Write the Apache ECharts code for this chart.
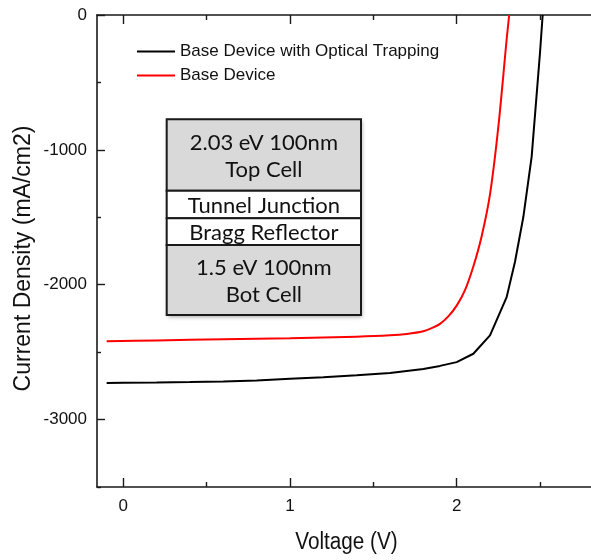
<!DOCTYPE html>
<html>
<head>
<meta charset="utf-8">
<script src="https://cdn.jsdelivr.net/npm/echarts@6/dist/echarts.min.js"></script>
<style>html,body{margin:0;padding:0;background:#fff;}#c{width:591px;height:560px;}</style>
</head>
<body>
<div id="c"></div>
<script>
var seriesNames = ['Base Device with Optical Trapping', 'Base Device'];
var voltsBlack = [-0.1, 0, 0.2, 0.4, 0.6, 0.8, 1.0, 1.2, 1.4, 1.6, 1.8, 1.9, 2.0, 2.1, 2.2, 2.3, 2.35, 2.4, 2.45, 2.5, 2.516];
var currBlack = [-2728, -2727, -2725, -2722, -2717, -2710, -2698, -2686, -2672, -2655, -2625, -2602, -2574, -2512, -2376, -2092, -1830, -1498, -1050, -280, 0];
var voltsRed = [-0.1, 0.2, 0.6, 1.0, 1.4, 1.6, 1.7, 1.8, 1.85, 1.9, 1.95, 2.0, 2.05, 2.1, 2.15, 2.2, 2.25, 2.3, 2.315];
var currRed = [-2419, -2413, -2405, -2397, -2385, -2375, -2365, -2345, -2322, -2290, -2235, -2155, -2040, -1865, -1640, -1330, -830, -180, 0];
var xMajorTicks = [0, 1, 2];
var xMinorTicks = [0.5, 1.5, 2.5];
var yMajorTicks = [0, -1000, -2000, -3000];
var yMinorTicks = [-500, -1500, -2500, -3500];
var xTitle = 'Voltage (V)';
var yTitle = 'Current Density (mA/cm2)';
var insetLayers = ['2.03 eV 100nm\nTop Cell', 'Tunnel Junction', 'Bragg Reflector', '1.5 eV 100nm\nBot Cell'];

var X_MIN = -0.158, X_MAX = 2.806, Y_MIN = -3500, Y_MAX = 0;
var axisCol = '#1a1a1a';
function plain(v) { return String(v); }
function xAx(pos, vals, len, labels, line) {
  return {
    type: 'value', position: pos, min: X_MIN, max: X_MAX,
    axisLine: {show: line, onZero: false, lineStyle: {color: axisCol, width: 1.6}},
    axisTick: {show: true, inside: true, length: len, customValues: vals, lineStyle: {color: axisCol, width: 1.4}},
    axisLabel: {show: labels, customValues: vals, formatter: plain, margin: 11, color: '#111', fontSize: 17, fontFamily: 'Liberation Sans'},
    splitLine: {show: false}
  };
}
function yAx(pos, vals, len, labels, line) {
  return {
    type: 'value', position: pos, min: Y_MIN, max: Y_MAX,
    axisLine: {show: line, onZero: false, lineStyle: {color: axisCol, width: 1.6}},
    axisTick: {show: true, inside: true, length: len, customValues: vals, lineStyle: {color: axisCol, width: 1.4}},
    axisLabel: {show: labels, customValues: vals, formatter: plain, margin: 10, color: '#111', fontSize: 17, fontFamily: 'Liberation Sans'},
    splitLine: {show: false}
  };
}
function zipPts(xs, ys) { return xs.map(function (x, i) { return [x, ys[i]]; }); }

var boxL = 166.7, boxW = 194.3;
var layerTops = [119.3, 190.7, 218.3, 245];
var layerBots = [190.7, 218.3, 245, 315];
var layerFill = ['#d9d9d9', '#ffffff', '#ffffff', '#d9d9d9'];
var graphics = [];
graphics.push({type: 'rect', shape: {x: boxL, y: layerTops[0], width: boxW, height: layerBots[3] - layerTops[0]},
  style: {fill: '#d9d9d9', shadowBlur: 4, shadowColor: 'rgba(0,0,0,0.35)', shadowOffsetX: 1, shadowOffsetY: 2}, z: 9});
for (var i = 0; i < 4; i++) {
  graphics.push({type: 'rect', shape: {x: boxL, y: layerTops[i], width: boxW, height: layerBots[i] - layerTops[i]},
    style: {fill: layerFill[i], stroke: '#1a1a1a', lineWidth: 2}, z: 10});
  graphics.push({type: 'text', x: boxL + boxW / 2, y: (layerTops[i] + layerBots[i]) / 2 + 1, z: 11,
    style: {text: insetLayers[i], fill: '#111', font: '22px Lato', align: 'center', verticalAlign: 'middle', lineHeight: 27}});
}
graphics.push({type: 'text', x: 346.5, y: 543, scaleX: 0.9, z: 11,
  style: {text: xTitle, fill: '#111', font: '23px "Liberation Sans"', align: 'center', verticalAlign: 'middle'}});
graphics.push({type: 'text', x: 24, y: 258.5, rotation: Math.PI / 2, z: 11,
  style: {text: yTitle, fill: '#111', font: '23px "Liberation Sans"', align: 'center', verticalAlign: 'middle'}});

var chart = echarts.init(document.getElementById('c'), null, {renderer: 'canvas'});
chart.setOption({
  animation: false,
  backgroundColor: '#fff',
  grid: {left: 97, top: 15, right: 0, bottom: 73, containLabel: false},
  xAxis: [
    xAx('bottom', xMajorTicks, 9, true, true),
    xAx('bottom', xMinorTicks, 5, false, false),
    xAx('top', xMajorTicks, 9, false, true),
    xAx('top', xMinorTicks, 5, false, false)
  ],
  yAxis: [
    yAx('left', yMajorTicks, 8, true, true),
    yAx('left', yMinorTicks, 4, false, false)
  ],
  legend: {
    orient: 'vertical', left: 137, top: 43, padding: 0, itemGap: 7,
    itemWidth: 38, itemHeight: 2, icon: 'rect',
    textStyle: {fontSize: 17, fontFamily: 'Liberation Sans', color: '#111', lineHeight: 17},
    data: seriesNames
  },
  graphic: graphics,
  series: [
    {name: seriesNames[0], type: 'line', xAxisIndex: 0, yAxisIndex: 0, data: zipPts(voltsBlack, currBlack),
      symbol: 'none', lineStyle: {color: '#000', width: 2}, itemStyle: {color: '#000'}},
    {name: seriesNames[1], type: 'line', xAxisIndex: 0, yAxisIndex: 0, data: zipPts(voltsRed, currRed),
      symbol: 'none', smooth: 0.3, lineStyle: {color: '#ff0000', width: 2}, itemStyle: {color: '#ff0000'}}
  ]
});
</script>
</body>
</html>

> **Work instructions**: Please restate the material above line by line, exactly, beginning at its first line and ending with the line that contains "var insetLayers = ['2.03", without any pictures.

> **The output**:
Write the Apache ECharts code for this chart.
<!DOCTYPE html>
<html>
<head>
<meta charset="utf-8">
<script src="https://cdn.jsdelivr.net/npm/echarts@6/dist/echarts.min.js"></script>
<style>html,body{margin:0;padding:0;background:#fff;}#c{width:591px;height:560px;}</style>
</head>
<body>
<div id="c"></div>
<script>
var seriesNames = ['Base Device with Optical Trapping', 'Base Device'];
var voltsBlack = [-0.1, 0, 0.2, 0.4, 0.6, 0.8, 1.0, 1.2, 1.4, 1.6, 1.8, 1.9, 2.0, 2.1, 2.2, 2.3, 2.35, 2.4, 2.45, 2.5, 2.516];
var currBlack = [-2728, -2727, -2725, -2722, -2717, -2710, -2698, -2686, -2672, -2655, -2625, -2602, -2574, -2512, -2376, -2092, -1830, -1498, -1050, -280, 0];
var voltsRed = [-0.1, 0.2, 0.6, 1.0, 1.4, 1.6, 1.7, 1.8, 1.85, 1.9, 1.95, 2.0, 2.05, 2.1, 2.15, 2.2, 2.25, 2.3, 2.315];
var currRed = [-2419, -2413, -2405, -2397, -2385, -2375, -2365, -2345, -2322, -2290, -2235, -2155, -2040, -1865, -1640, -1330, -830, -180, 0];
var xMajorTicks = [0, 1, 2];
var xMinorTicks = [0.5, 1.5, 2.5];
var yMajorTicks = [0, -1000, -2000, -3000];
var yMinorTicks = [-500, -1500, -2500, -3500];
var xTitle = 'Voltage (V)';
var yTitle = 'Current Density (mA/cm2)';
var insetLayers = ['2.03 eV 100nm\nTop Cell', 'Tunnel Junction', 'Bragg Reflector', '1.5 eV 100nm\nBot Cell'];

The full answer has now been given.